## The problem:
Images are not part of the copy; transcribe all the data exactly.

## Provided material:

%%

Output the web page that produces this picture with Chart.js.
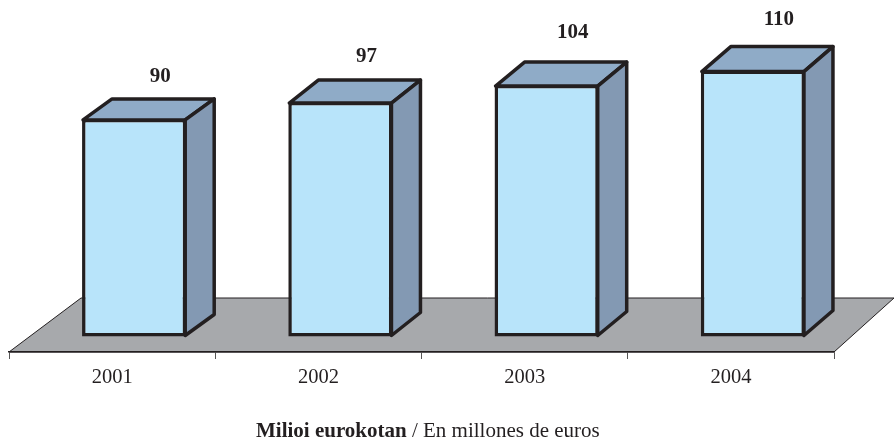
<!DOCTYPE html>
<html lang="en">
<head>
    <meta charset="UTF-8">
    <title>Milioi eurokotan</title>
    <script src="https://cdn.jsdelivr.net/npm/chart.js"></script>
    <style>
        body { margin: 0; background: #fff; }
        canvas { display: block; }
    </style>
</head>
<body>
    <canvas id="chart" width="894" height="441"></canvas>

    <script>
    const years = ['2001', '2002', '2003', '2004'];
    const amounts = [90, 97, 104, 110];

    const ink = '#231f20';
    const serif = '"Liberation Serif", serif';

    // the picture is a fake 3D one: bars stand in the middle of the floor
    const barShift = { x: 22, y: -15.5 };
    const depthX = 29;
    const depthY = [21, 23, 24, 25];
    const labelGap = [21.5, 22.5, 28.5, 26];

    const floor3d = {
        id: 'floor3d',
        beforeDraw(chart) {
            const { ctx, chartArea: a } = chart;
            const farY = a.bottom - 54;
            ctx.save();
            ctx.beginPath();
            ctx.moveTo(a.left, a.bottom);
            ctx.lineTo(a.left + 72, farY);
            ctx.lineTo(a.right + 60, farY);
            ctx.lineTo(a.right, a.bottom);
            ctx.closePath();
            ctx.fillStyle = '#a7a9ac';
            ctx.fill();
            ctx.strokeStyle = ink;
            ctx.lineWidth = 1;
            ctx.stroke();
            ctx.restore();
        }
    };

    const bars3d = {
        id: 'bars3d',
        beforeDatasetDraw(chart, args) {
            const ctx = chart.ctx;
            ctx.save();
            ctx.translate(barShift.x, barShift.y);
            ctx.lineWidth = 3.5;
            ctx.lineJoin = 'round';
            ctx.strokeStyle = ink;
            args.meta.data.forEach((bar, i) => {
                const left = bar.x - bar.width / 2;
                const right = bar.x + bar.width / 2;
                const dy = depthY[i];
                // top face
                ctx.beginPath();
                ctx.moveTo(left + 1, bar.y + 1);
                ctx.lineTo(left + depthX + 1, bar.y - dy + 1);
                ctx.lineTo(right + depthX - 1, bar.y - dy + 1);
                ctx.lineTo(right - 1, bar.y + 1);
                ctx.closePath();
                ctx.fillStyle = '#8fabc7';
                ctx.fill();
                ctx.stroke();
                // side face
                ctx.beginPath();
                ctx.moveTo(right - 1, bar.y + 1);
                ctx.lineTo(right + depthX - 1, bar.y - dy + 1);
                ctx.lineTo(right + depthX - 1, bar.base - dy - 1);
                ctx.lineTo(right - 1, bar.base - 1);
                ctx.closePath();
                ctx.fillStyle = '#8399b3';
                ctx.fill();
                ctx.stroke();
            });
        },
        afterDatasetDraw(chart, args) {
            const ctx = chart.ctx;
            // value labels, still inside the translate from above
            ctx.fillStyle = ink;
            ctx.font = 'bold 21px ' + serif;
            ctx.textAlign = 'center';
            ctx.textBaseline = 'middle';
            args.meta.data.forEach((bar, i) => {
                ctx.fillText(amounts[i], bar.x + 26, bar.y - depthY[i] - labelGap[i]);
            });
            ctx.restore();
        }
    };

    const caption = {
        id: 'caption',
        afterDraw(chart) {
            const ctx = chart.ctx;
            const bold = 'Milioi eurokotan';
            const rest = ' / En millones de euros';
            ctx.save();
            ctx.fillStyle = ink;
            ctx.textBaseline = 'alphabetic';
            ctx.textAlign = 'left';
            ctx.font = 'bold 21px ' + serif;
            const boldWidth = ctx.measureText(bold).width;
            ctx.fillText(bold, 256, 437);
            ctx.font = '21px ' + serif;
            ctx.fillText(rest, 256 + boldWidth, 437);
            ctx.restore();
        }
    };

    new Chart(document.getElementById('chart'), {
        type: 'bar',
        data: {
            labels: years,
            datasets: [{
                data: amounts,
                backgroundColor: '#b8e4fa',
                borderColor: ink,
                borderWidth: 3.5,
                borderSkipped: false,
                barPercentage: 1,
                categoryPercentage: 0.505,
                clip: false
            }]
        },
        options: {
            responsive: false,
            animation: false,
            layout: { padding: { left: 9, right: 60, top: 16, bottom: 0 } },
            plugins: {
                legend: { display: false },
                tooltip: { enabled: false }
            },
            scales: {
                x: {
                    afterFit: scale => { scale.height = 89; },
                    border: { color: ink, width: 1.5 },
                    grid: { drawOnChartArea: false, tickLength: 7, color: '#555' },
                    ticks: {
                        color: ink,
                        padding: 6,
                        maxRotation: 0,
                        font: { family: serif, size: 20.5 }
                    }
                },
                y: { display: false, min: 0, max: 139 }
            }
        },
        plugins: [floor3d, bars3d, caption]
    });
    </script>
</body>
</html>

%%

## Task result:
Output the web page that produces this picture with Chart.js.
<!DOCTYPE html>
<html lang="en">
<head>
    <meta charset="UTF-8">
    <title>Milioi eurokotan</title>
    <script src="https://cdn.jsdelivr.net/npm/chart.js"></script>
    <style>
        body { margin: 0; background: #fff; }
        canvas { display: block; }
    </style>
</head>
<body>
    <canvas id="chart" width="894" height="441"></canvas>

    <script>
    const years = ['2001', '2002', '2003', '2004'];
    const amounts = [90, 97, 104, 110];

    const ink = '#231f20';
    const serif = '"Liberation Serif", serif';

    // the picture is a fake 3D one: bars stand in the middle of the floor
    const barShift = { x: 22, y: -15.5 };
    const depthX = 29;
    const depthY = [21, 23, 24, 25];
    const labelGap = [21.5, 22.5, 28.5, 26];

    const floor3d = {
        id: 'floor3d',
        beforeDraw(chart) {
            const { ctx, chartArea: a } = chart;
            const farY = a.bottom - 54;
            ctx.save();
            ctx.beginPath();
            ctx.moveTo(a.left, a.bottom);
            ctx.lineTo(a.left + 72, farY);
            ctx.lineTo(a.right + 60, farY);
            ctx.lineTo(a.right, a.bottom);
            ctx.closePath();
            ctx.fillStyle = '#a7a9ac';
            ctx.fill();
            ctx.strokeStyle = ink;
            ctx.lineWidth = 1;
            ctx.stroke();
            ctx.restore();
        }
    };

    const bars3d = {
        id: 'bars3d',
        beforeDatasetDraw(chart, args) {
            const ctx = chart.ctx;
            ctx.save();
            ctx.translate(barShift.x, barShift.y);
            ctx.lineWidth = 3.5;
            ctx.lineJoin = 'round';
            ctx.strokeStyle = ink;
            args.meta.data.forEach((bar, i) => {
                const left = bar.x - bar.width / 2;
                const right = bar.x + bar.width / 2;
                const dy = depthY[i];
                // top face
                ctx.beginPath();
                ctx.moveTo(left + 1, bar.y + 1);
                ctx.lineTo(left + depthX + 1, bar.y - dy + 1);
                ctx.lineTo(right + depthX - 1, bar.y - dy + 1);
                ctx.lineTo(right - 1, bar.y + 1);
                ctx.closePath();
                ctx.fillStyle = '#8fabc7';
                ctx.fill();
                ctx.stroke();
                // side face
                ctx.beginPath();
                ctx.moveTo(right - 1, bar.y + 1);
                ctx.lineTo(right + depthX - 1, bar.y - dy + 1);
                ctx.lineTo(right + depthX - 1, bar.base - dy - 1);
                ctx.lineTo(right - 1, bar.base - 1);
                ctx.closePath();
                ctx.fillStyle = '#8399b3';
                ctx.fill();
                ctx.stroke();
            });
        },
        afterDatasetDraw(chart, args) {
            const ctx = chart.ctx;
            // value labels, still inside the translate from above
            ctx.fillStyle = ink;
            ctx.font = 'bold 21px ' + serif;
            ctx.textAlign = 'center';
            ctx.textBaseline = 'middle';
            args.meta.data.forEach((bar, i) => {
                ctx.fillText(amounts[i], bar.x + 26, bar.y - depthY[i] - labelGap[i]);
            });
            ctx.restore();
        }
    };

    const caption = {
        id: 'caption',
        afterDraw(chart) {
            const ctx = chart.ctx;
            const bold = 'Milioi eurokotan';
            const rest = ' / En millones de euros';
            ctx.save();
            ctx.fillStyle = ink;
            ctx.textBaseline = 'alphabetic';
            ctx.textAlign = 'left';
            ctx.font = 'bold 21px ' + serif;
            const boldWidth = ctx.measureText(bold).width;
            ctx.fillText(bold, 256, 437);
            ctx.font = '21px ' + serif;
            ctx.fillText(rest, 256 + boldWidth, 437);
            ctx.restore();
        }
    };

    new Chart(document.getElementById('chart'), {
        type: 'bar',
        data: {
            labels: years,
            datasets: [{
                data: amounts,
                backgroundColor: '#b8e4fa',
                borderColor: ink,
                borderWidth: 3.5,
                borderSkipped: false,
                barPercentage: 1,
                categoryPercentage: 0.505,
                clip: false
            }]
        },
        options: {
            responsive: false,
            animation: false,
            layout: { padding: { left: 9, right: 60, top: 16, bottom: 0 } },
            plugins: {
                legend: { display: false },
                tooltip: { enabled: false }
            },
            scales: {
                x: {
                    afterFit: scale => { scale.height = 89; },
                    border: { color: ink, width: 1.5 },
                    grid: { drawOnChartArea: false, tickLength: 7, color: '#555' },
                    ticks: {
                        color: ink,
                        padding: 6,
                        maxRotation: 0,
                        font: { family: serif, size: 20.5 }
                    }
                },
                y: { display: false, min: 0, max: 139 }
            }
        },
        plugins: [floor3d, bars3d, caption]
    });
    </script>
</body>
</html>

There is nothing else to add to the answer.